The final reading of the consumer sentiment climbed to 82.6 in October, the highest since September 2007, from 78.3 in the previous month.
The index gauging consumer expectations for six months from now, which more closely projects the direction of consumer spending, edged up to 79 from 73.5 in September.
While the index of current conditions, reflecting Americans' perceptions of their financial situation and whether they consider it a good time to buy big-ticket items like cars, rose to 88.1 from 85.7 last month. The index averaged 64.2 during the last recession from December 2007 to June 2009, and 89 in the five years leading up to the recession.
"The surge in consumer optimism may be largely due to the implied election promises of both candidates that most of the Bush tax cuts and the payroll tax cuts will be promptly extended," said Richard Curtin, chief economist of the survey.
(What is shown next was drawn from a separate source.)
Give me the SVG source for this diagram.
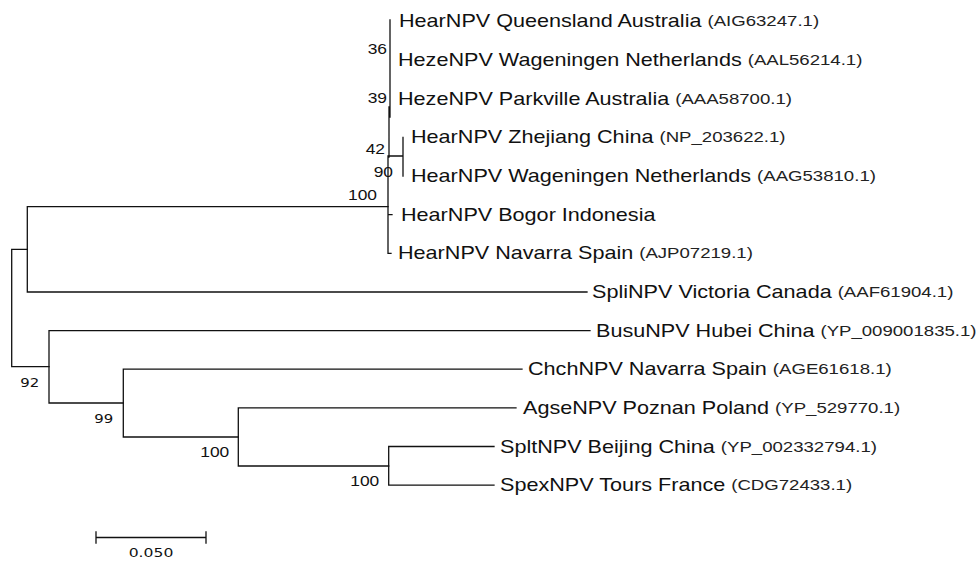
<svg xmlns="http://www.w3.org/2000/svg" width="979" height="561" viewBox="0 0 979 561">
<style>
.br{stroke:#111;stroke-width:1.3;fill:none;stroke-linecap:square}
.nm{font-family:"Liberation Sans",Arial,sans-serif;font-size:18px;fill:#111}
.ac{font-family:"Liberation Sans",Arial,sans-serif;font-size:15.5px;fill:#222}
.bs{font-family:"Liberation Sans",Arial,sans-serif;font-size:14.5px;fill:#111;text-anchor:end}
.bv{font-family:"DejaVu Sans",Verdana,sans-serif;font-size:13px;fill:#111;text-anchor:end}
</style>
<rect width="979" height="561" fill="#fff"/>
<g id="connectors" class="br">
<path d="M11.7 249.3V366.7M11.7 249.3H27.3M11.7 366.7H49"/>
<path d="M27.3 206.7V292H587M27.3 206.7H388"/>
<path d="M390 20V117M389 107V157M388 157V253.3H391M388 214.6H392M388 156H403M403 137.3V176"/>
<path d="M49 330.6V403M49 330.6H590M49 403H123.3"/>
<path d="M123.3 369.2V437M123.3 369.2H522M123.3 437H238.3"/>
<path d="M238.3 407.9V466M238.3 407.9H516M238.3 466H388.7"/>
<path d="M388.7 446.5V485.2M388.7 446.5H494M388.7 485.2H494"/>
<path d="M96 537.5H206M96 532V543M206 532V543"/>
</g>
<g id="leaf1"><text class="nm" transform="translate(399 27.4) scale(1.2 1)">HearNPV Queensland Australia <tspan class="ac" dy="-1">(AIG63247.1)</tspan></text></g>
<g id="leaf2"><text class="nm" transform="translate(398 66) scale(1.2 1)">HezeNPV Wageningen Netherlands <tspan class="ac" dy="-1">(AAL56214.1)</tspan></text></g>
<g id="leaf3"><text class="nm" transform="translate(398 104.7) scale(1.2 1)">HezeNPV Parkville Australia <tspan class="ac" dy="-1">(AAA58700.1)</tspan></text></g>
<g id="leaf4"><text class="nm" transform="translate(411 143.3) scale(1.2 1)">HearNPV Zhejiang China <tspan class="ac" dy="-1">(NP_203622.1)</tspan></text></g>
<g id="leaf5"><text class="nm" transform="translate(411 182) scale(1.2 1)">HearNPV Wageningen Netherlands <tspan class="ac" dy="-1">(AAG53810.1)</tspan></text></g>
<g id="leaf6"><text class="nm" transform="translate(401 220.6) scale(1.2 1)">HearNPV Bogor Indonesia</text></g>
<g id="leaf7"><text class="nm" transform="translate(398 259.3) scale(1.2 1)">HearNPV Navarra Spain <tspan class="ac" dy="-1">(AJP07219.1)</tspan></text></g>
<g id="leaf8"><text class="nm" transform="translate(592 298) scale(1.2 1)">SpliNPV Victoria Canada <tspan class="ac" dy="-1">(AAF61904.1)</tspan></text></g>
<g id="leaf9"><text class="nm" transform="translate(596 336.6) scale(1.2 1)">BusuNPV Hubei China <tspan class="ac" dy="-1">(YP_009001835.1)</tspan></text></g>
<g id="leaf10"><text class="nm" transform="translate(528 375.2) scale(1.2 1)">ChchNPV Navarra Spain <tspan class="ac" dy="-1">(AGE61618.1)</tspan></text></g>
<g id="leaf11"><text class="nm" transform="translate(523 413.9) scale(1.2 1)">AgseNPV Poznan Poland <tspan class="ac" dy="-1">(YP_529770.1)</tspan></text></g>
<g id="leaf12"><text class="nm" transform="translate(500 452.5) scale(1.2 1)">SpltNPV Beijing China <tspan class="ac" dy="-1">(YP_002332794.1)</tspan></text></g>
<g id="leaf13"><text class="nm" transform="translate(500 491.2) scale(1.2 1)">SpexNPV Tours France <tspan class="ac" dy="-1">(CDG72433.1)</tspan></text></g>
<g id="bootstrap">
<text class="bs" transform="translate(387 54) scale(1.2 1)">36</text>
<text class="bs" transform="translate(387 103) scale(1.2 1)">39</text>
<text class="bs" transform="translate(385 154) scale(1.2 1)">42</text>
<text class="bs" transform="translate(393 177) scale(1.2 1)">90</text>
<text class="bs" transform="translate(377 200) scale(1.2 1)">100</text>
<text class="bv" transform="translate(39.3 387) scale(1.15 1)">92</text>
<text class="bv" transform="translate(113.3 423) scale(1.15 1)">99</text>
<text class="bs" transform="translate(229.3 457) scale(1.2 1)">100</text>
<text class="bs" transform="translate(379.3 486) scale(1.2 1)">100</text>
</g>
<g id="scale"><text class="bv" style="text-anchor:middle" transform="translate(151 557) scale(1.2 1)">0.050</text></g>
</svg>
He also noted that although the surge in confidence will act to bolster consumer spending during the upcoming holiday season, it also meant that this higher level of optimism was more vulnerable to reversal depending on how and when the fiscal cliff was bridged.
Growing confidence could stimulate consumer spending. It is widely believed that the U.S. economic recovery will heavily rely on the rebound of consumer spending, which accounts for about 70 percent of the overall economic activity.